La prevención como alternativa
Cardona muestra también desasosiego por esas perspectivas de las presas al salir de la cárcel. “Abren la puerta y no saben a dónde ir. Pueden caer en volver donde estaban violentadas”. Detalla que se les niegan préstamos, alquileres, trabajos, estudios… Y que pierden la figura de autoridad. En un momento detiene su declaración y exhorta a quien le oiga: “¡Sociedad, no me exijas si no me das oportunidades, no me pidas que no haya reincidencia si no hay nada que hacer!”. Por eso encuentra respuestas en el trabajo preventivo.
Catherine Heard coincide: “Las mejores estrategias para poner fin a la sobrecriminalización de las mujeres incluyen un enfoque de reducción de daños, con el objetivo de prevenir, no castigar. Hemos visto que esta estrategia funciona para delitos de drogas en Portugal, donde se ofrece apoyo y tratamiento, en lugar de arrestos y encarcelamiento. Si se brinda el apoyo adecuado, se desviarían del enjuiciamiento y, como resultado, disminuiría el número de reclusas”. Según el informe, Europa no solo es la única región del mundo en la que no ha aumentado la cifra de encarceladas, sino que ha decrecido desde el 2000, en un 12,6%.

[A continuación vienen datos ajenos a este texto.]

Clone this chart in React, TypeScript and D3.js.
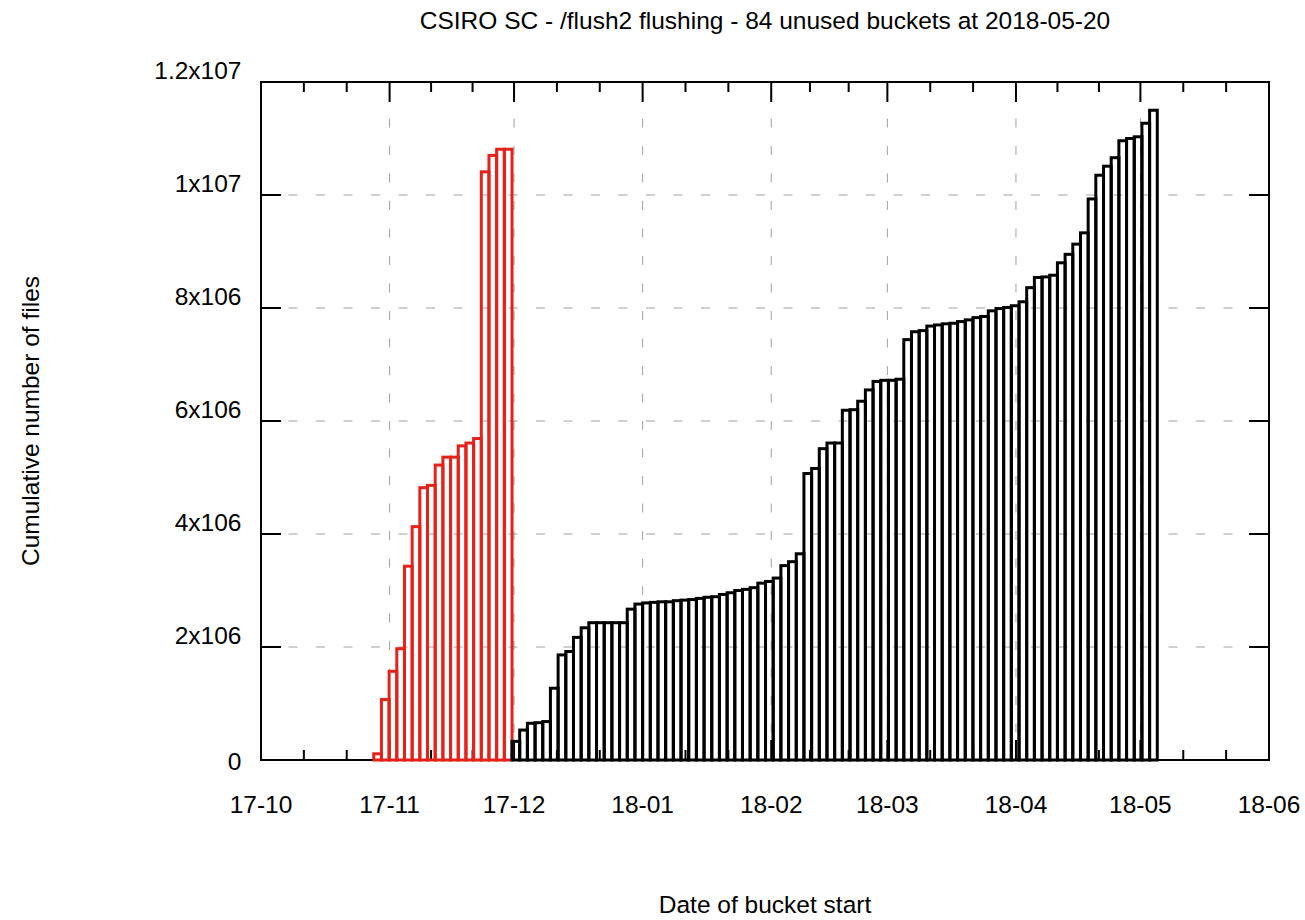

En África han pasado de ser 24.000 reclusas en el año 2000 a 37.314 a principios de este agosto y su análisis “es más complejo por las diferencias entre cada país”, apunta Heard, que resalta la insalubridad y peligrosidad de sus prisiones. Y en Asia y Oceanía se ha más que duplicado la población reclusa en esta horquilla. En concreto, en Indonesia ha aumentado en más de siete veces y media. Y Rosma Karlina lo corrobora: “La situación no mejora”. Desde que fue liberada vuelve a la misma prisión, pero ahora para impartir formación sobre género, derechos humanos y políticas de estupefacientes. También hace talleres en las calles para difundir que el Gobierno tiene un programa de rehabilitación al que deben mandarte los agentes antes de enviarte a la cárcel, algo que, asegura, no pasa siempre por las posibles corrupciones en el sistema. “Mi ambición es que la experiencia que viví acabe en mí. No quiero que haya ninguna Rosma más. Ninguna más”. Ella previene.